Search the material for "this" and show all lines that contain it.

>> START MATERIAL

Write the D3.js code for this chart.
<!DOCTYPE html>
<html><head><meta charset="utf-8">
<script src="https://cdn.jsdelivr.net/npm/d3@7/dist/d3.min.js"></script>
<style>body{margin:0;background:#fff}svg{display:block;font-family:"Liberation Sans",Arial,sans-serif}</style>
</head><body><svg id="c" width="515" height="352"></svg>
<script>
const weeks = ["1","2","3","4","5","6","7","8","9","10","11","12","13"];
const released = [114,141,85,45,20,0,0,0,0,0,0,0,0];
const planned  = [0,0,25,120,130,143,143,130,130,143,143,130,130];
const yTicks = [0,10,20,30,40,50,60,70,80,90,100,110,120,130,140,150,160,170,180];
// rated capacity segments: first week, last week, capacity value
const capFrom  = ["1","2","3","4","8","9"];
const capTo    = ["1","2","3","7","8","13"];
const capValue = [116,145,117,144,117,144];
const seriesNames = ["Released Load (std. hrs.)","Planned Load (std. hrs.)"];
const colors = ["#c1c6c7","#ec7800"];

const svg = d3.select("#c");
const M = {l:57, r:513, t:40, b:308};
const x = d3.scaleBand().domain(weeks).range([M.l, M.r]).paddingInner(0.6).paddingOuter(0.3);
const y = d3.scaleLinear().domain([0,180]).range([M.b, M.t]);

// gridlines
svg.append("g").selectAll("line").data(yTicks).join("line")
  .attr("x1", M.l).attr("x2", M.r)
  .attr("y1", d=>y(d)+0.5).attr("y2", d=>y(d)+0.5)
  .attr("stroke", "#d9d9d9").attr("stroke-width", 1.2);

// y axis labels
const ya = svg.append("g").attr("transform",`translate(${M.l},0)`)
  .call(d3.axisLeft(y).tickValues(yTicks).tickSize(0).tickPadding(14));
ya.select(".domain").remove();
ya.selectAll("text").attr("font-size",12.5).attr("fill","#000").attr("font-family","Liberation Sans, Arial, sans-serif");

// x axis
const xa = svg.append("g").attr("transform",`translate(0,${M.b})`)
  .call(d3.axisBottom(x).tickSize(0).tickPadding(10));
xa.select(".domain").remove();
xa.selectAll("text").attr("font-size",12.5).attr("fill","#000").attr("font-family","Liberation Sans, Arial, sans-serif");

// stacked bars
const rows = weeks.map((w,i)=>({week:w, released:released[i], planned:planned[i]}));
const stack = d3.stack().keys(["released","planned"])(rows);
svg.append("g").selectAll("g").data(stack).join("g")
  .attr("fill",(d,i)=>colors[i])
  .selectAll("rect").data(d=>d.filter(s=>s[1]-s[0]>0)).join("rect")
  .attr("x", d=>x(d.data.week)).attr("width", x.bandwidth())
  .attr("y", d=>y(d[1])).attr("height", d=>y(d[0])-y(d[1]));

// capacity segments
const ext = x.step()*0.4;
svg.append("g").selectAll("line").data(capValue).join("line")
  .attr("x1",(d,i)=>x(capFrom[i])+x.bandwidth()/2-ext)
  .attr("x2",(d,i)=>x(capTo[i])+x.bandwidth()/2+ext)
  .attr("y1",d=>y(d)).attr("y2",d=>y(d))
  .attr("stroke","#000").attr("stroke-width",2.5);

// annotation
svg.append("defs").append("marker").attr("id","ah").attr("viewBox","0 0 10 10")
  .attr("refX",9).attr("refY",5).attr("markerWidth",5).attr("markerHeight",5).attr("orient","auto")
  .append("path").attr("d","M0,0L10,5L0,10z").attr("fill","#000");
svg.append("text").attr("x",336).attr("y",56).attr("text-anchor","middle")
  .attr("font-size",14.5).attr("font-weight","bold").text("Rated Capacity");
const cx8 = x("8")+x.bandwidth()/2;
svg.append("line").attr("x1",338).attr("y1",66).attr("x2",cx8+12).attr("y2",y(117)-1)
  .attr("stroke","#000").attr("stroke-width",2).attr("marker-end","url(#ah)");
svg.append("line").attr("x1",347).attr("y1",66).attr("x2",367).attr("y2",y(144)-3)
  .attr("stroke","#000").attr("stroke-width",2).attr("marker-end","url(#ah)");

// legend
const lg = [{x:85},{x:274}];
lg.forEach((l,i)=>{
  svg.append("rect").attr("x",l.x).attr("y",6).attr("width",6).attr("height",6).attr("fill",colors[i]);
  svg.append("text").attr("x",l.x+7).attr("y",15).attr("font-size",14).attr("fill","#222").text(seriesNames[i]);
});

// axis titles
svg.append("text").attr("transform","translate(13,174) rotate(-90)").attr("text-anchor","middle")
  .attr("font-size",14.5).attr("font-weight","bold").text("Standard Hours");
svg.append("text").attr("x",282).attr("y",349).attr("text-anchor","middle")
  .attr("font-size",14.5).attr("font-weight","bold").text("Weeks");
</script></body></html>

>> END MATERIAL
>> START MATERIAL

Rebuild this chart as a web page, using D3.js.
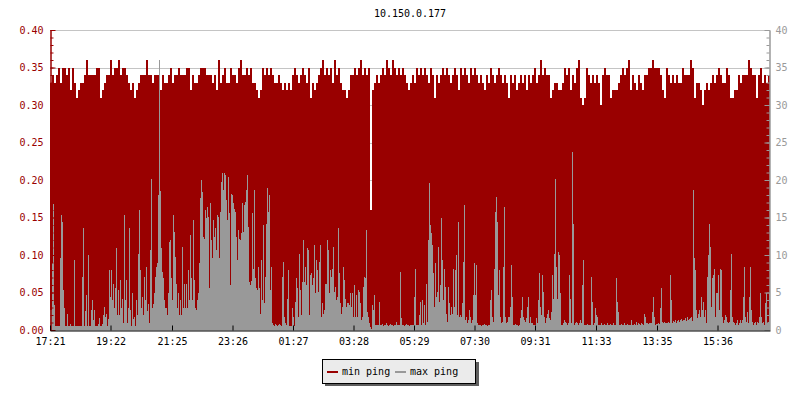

>> END MATERIAL
>> START MATERIAL

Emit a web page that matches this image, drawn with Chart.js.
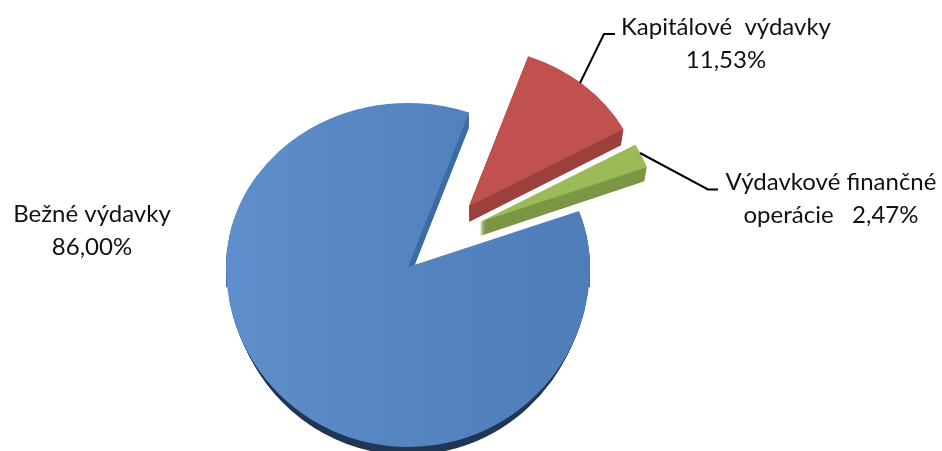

>> END MATERIAL

RESULT BELOW —
Write the D3.js code for this chart.
Rebuild this chart as a web page, using D3.js.
Emit a web page that matches this image, drawn with Chart.js.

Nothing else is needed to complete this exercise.